Editor's Choice US editor’s choice

How much freedom is healthy?

BMJ 2013; 346 doi: http://dx.doi.org/10.1136/bmj.f514 (Published 25 January 2013) Cite this as: BMJ 2013;346:f514
  1. Edward Davies, US news and features editor
  1. edavies{at}bmj.com

The notion of personal liberty, particularly from government, is all pervasive in US culture. Currently, it is largely manifesting itself through the debate on gun control after the tragic events in Sandy Hook last month (www.nytimes.com/interactive/2012/12/14/nyregion/The-shooting-at-the-Sandy-Hook-Elementary.html).

Six months ago it featured high on the health agenda as the Supreme Court ruled on whether the individual mandate was a constitutionally allowable part of the Affordable Care Act (BMJ 2012;344:e2626; doi:10.1136/bmj.e2626).

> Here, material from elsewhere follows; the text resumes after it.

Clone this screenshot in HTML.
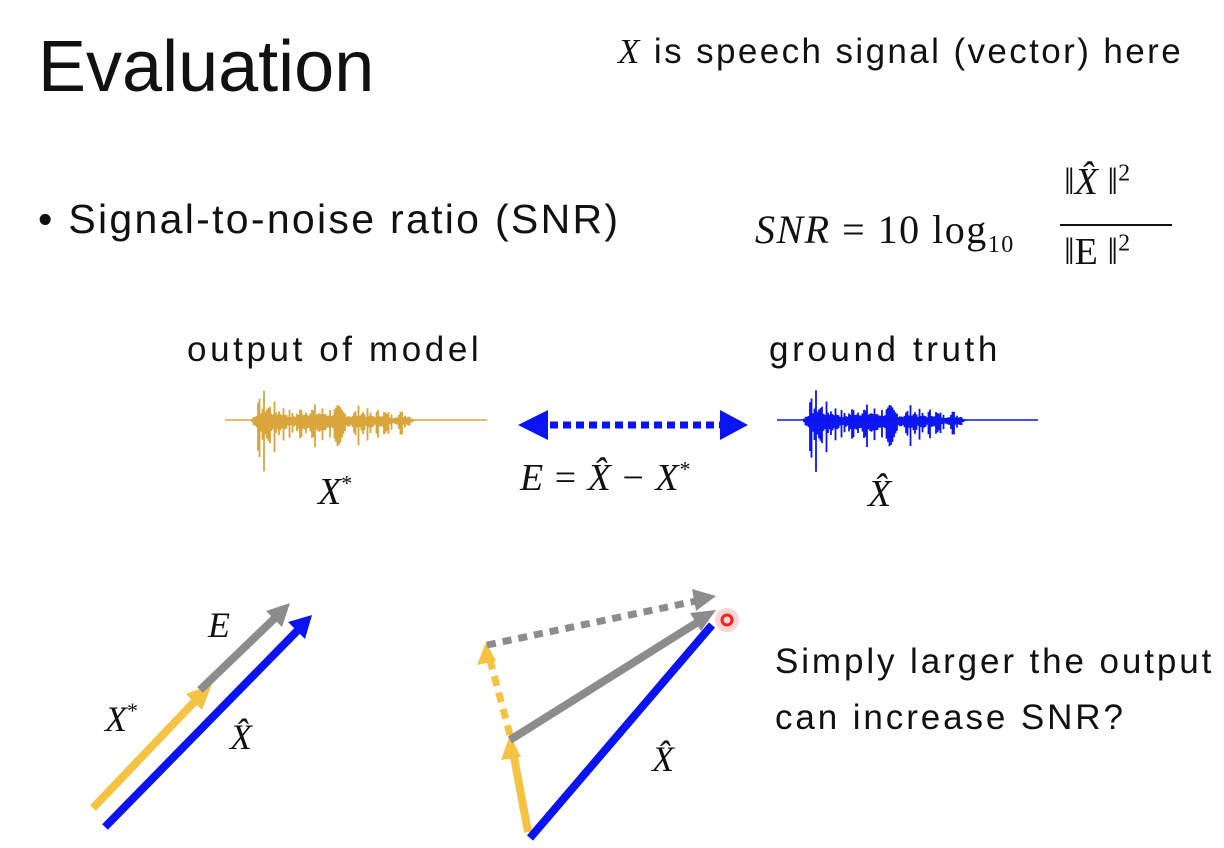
<!DOCTYPE html>
<html><head><meta charset="utf-8"><style>
body{margin:0;background:#fff;width:1224px;height:848px;overflow:hidden;position:relative;font-family:"Liberation Sans",sans-serif;color:#111}
.t{position:absolute;white-space:nowrap}
.m{font-family:"Liberation Serif",serif;font-style:italic}
</style></head><body>
<div class="t" style="left:38px;top:26px;font-size:72px;font-weight:300">Evaluation</div>
<div class="t" style="left:618px;top:32px;font-size:35px;letter-spacing:2.4px"><span class="m">X</span> is speech signal (vector) here</div>
<div class="t" style="left:38px;top:196px;font-size:41px;letter-spacing:2.3px">• Signal-to-noise ratio (SNR)</div>
<div class="t m" style="left:755px;top:206px;font-size:40px;letter-spacing:1.5px">SNR <span style="font-style:normal">= 10 log<sub style="font-size:24px">10</sub></span></div>
<div class="t m" style="left:1064px;top:160px;font-size:38px">‖X̂ ‖<sup style="font-size:24px;font-style:normal">2</sup></div>
<div style="position:absolute;left:1060px;top:224px;width:112px;height:2px;background:#111"></div>
<div class="t" style="left:1064px;top:230px;font-size:38px;font-family:'Liberation Serif',serif">‖E ‖<sup style="font-size:24px">2</sup></div>
<div class="t" style="left:187px;top:330px;font-size:35px;letter-spacing:3.6px">output of model</div>
<div class="t" style="left:769px;top:330px;font-size:35px;letter-spacing:3.6px">ground truth</div>
<svg width="1224" height="848" style="position:absolute;left:0;top:0">
<g id="w1"></g><g id="w2"></g>
<line x1="550" y1="425" x2="720" y2="425" stroke="#0a14f0" stroke-width="7" stroke-dasharray="8,5"/>
<path d="M518,425L548,410L548,440z" fill="#0a14f0"/>
<path d="M748,425L720,410L720,440z" fill="#0a14f0"/>
<line x1="93" y1="808" x2="196" y2="700" stroke="#f5c242" stroke-width="8"/>
<path d="M212,684L186,694L202,710z" fill="#f5c242"/>
<line x1="200" y1="690" x2="276" y2="617" stroke="#8c8c8c" stroke-width="8"/>
<path d="M290,603L266,611L282,627z" fill="#8c8c8c"/>
<line x1="105" y1="827" x2="298" y2="630" stroke="#0a14f0" stroke-width="8"/>
<path d="M312,615L288,622L305,639z" fill="#0a14f0"/>
<line x1="528" y1="832" x2="514" y2="757" stroke="#f5c242" stroke-width="8"/>
<path d="M510,735L501,760L521,757z" fill="#f5c242"/>
<line x1="510" y1="735" x2="490" y2="660" stroke="#f5c242" stroke-width="7" stroke-dasharray="10,7"/>
<path d="M486,642L477,665L496,661z" fill="#f5c242"/>
<line x1="510" y1="740" x2="698" y2="622" stroke="#8c8c8c" stroke-width="8"/>
<path d="M716,610L690,613L701,631z" fill="#8c8c8c"/>
<line x1="487" y1="645" x2="696" y2="601" stroke="#8c8c8c" stroke-width="7" stroke-dasharray="9,7"/>
<path d="M716,596L692,589L696,611z" fill="#8c8c8c"/>
<line x1="530" y1="838" x2="712" y2="625" stroke="#0a14f0" stroke-width="8"/>
<circle cx="727" cy="620" r="12" fill="#f55" opacity="0.25"/>
<circle cx="727" cy="620" r="5" fill="none" stroke="#e22" stroke-width="3"/>
</svg>
<div class="t m" style="left:318px;top:470px;font-size:38px">X<sup style="font-size:22px;font-style:normal">*</sup></div>
<div class="t m" style="left:520px;top:456px;font-size:38px;letter-spacing:1px">E <span style="font-style:normal">=</span> X̂ <span style="font-style:normal">−</span> X<sup style="font-size:22px;font-style:normal">*</sup></div>
<div class="t m" style="left:868px;top:472px;font-size:38px">X̂</div>
<div class="t m" style="left:208px;top:604px;font-size:36px">E</div>
<div class="t m" style="left:105px;top:698px;font-size:36px">X<sup style="font-size:22px;font-style:normal">*</sup></div>
<div class="t m" style="left:230px;top:716px;font-size:36px">X̂</div>
<div class="t m" style="left:652px;top:738px;font-size:36px">X̂</div>
<div class="t" style="left:775px;top:634px;font-size:35px;line-height:56px;letter-spacing:2.9px">Simply larger the output<br>can increase SNR?</div>
<script>
function wave(id,x0,x1,color){
 var g=document.getElementById(id),s='',seed=7;
 function r(){seed=(seed*9301+49297)%233280;return seed/233280;}
 var env=[[0,0],[0.1,0],[0.12,0.5],[0.15,1],[0.18,0.6],[0.22,0.55],[0.26,0.25],[0.3,0.6],[0.38,0.45],[0.44,0.5],[0.48,0.3],[0.52,0.55],[0.56,0.25],[0.6,0.45],[0.64,0.2],[0.66,0.35],[0.7,0.3],[0.72,0.05],[0.74,0],[1,0]];
 function e(t){for(var i=1;i<env.length;i++){if(t<=env[i][0]){var a=env[i-1],b=env[i];return a[1]+(b[1]-a[1])*(t-a[0])/(b[0]-a[0]);}}return 0;}
 s+='<line x1="'+x0+'" y1="420" x2="'+x1+'" y2="420" stroke="'+color+'" stroke-width="1.5"/>';
 for(var x=x0;x<x1;x+=1.5){var t=(x-x0)/(x1-x0),q=r(),a=e(t)*(0.25+0.75*q*q);var up=a*32,dn=a*56;
  if(a>0.01)s+='<line x1="'+x+'" y1="'+(420-up)+'" x2="'+x+'" y2="'+(420+dn)+'" stroke="'+color+'" stroke-width="1.8"/>';}
 g.innerHTML=s;}
wave('w1',225,487,'#d9a53a');wave('w2',777,1038,'#0a14f0');
</script>
</body></html>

And this week the theme was central to President Obama’s forthright inaugural address. In particular, in a speech in which individual freedom was very much to the fore, the president spoke about the tension this can have with central government: “Being true to our founding documents does not require us to agree on every contour of life. It does not mean we all define liberty in exactly the same way or follow the same precise path to happiness.

“Progress does not compel us to settle centuries’ long debates about the role of government for all time, but it does require us to act in our time” (www.washingtonpost.com/politics/president-obamas-second-inaugural-address-transcript/2013/01/21/f148d234-63d6-11e2-85f5-a8a9228e55e7_story.html).

And it is one such action “in our time”—resolving the principle of tension between liberty and central control—that our feature focuses on this week.

Off-label prescribing is common and indeed beneficial for some patients. Many physicians do it, and it is perfectly legal. Off-label marketing, however, is not, and the fines meted out to drug companies for this behavior have run into tens of billions of dollars over the years.

But a ruling last month could change all this. In 2008 a sales representative was convicted of introducing a misbranded drug into interstate commerce for talking up unapproved uses. His conviction was overturned by a US appeals court panel last month after he successfully argued that his First Amendment rights were violated because the federal government failed to prove his remarks were false or misleading.

The implications of this ruling for sales reps, industry, doctors, the Food and Drug Administration, and others are yet to be fully realized, but Ed Silverman’s feature takes the first footsteps into what could be a very different future as governance gives way to individual liberty (www.bmj.com/content/346/bmj.f320).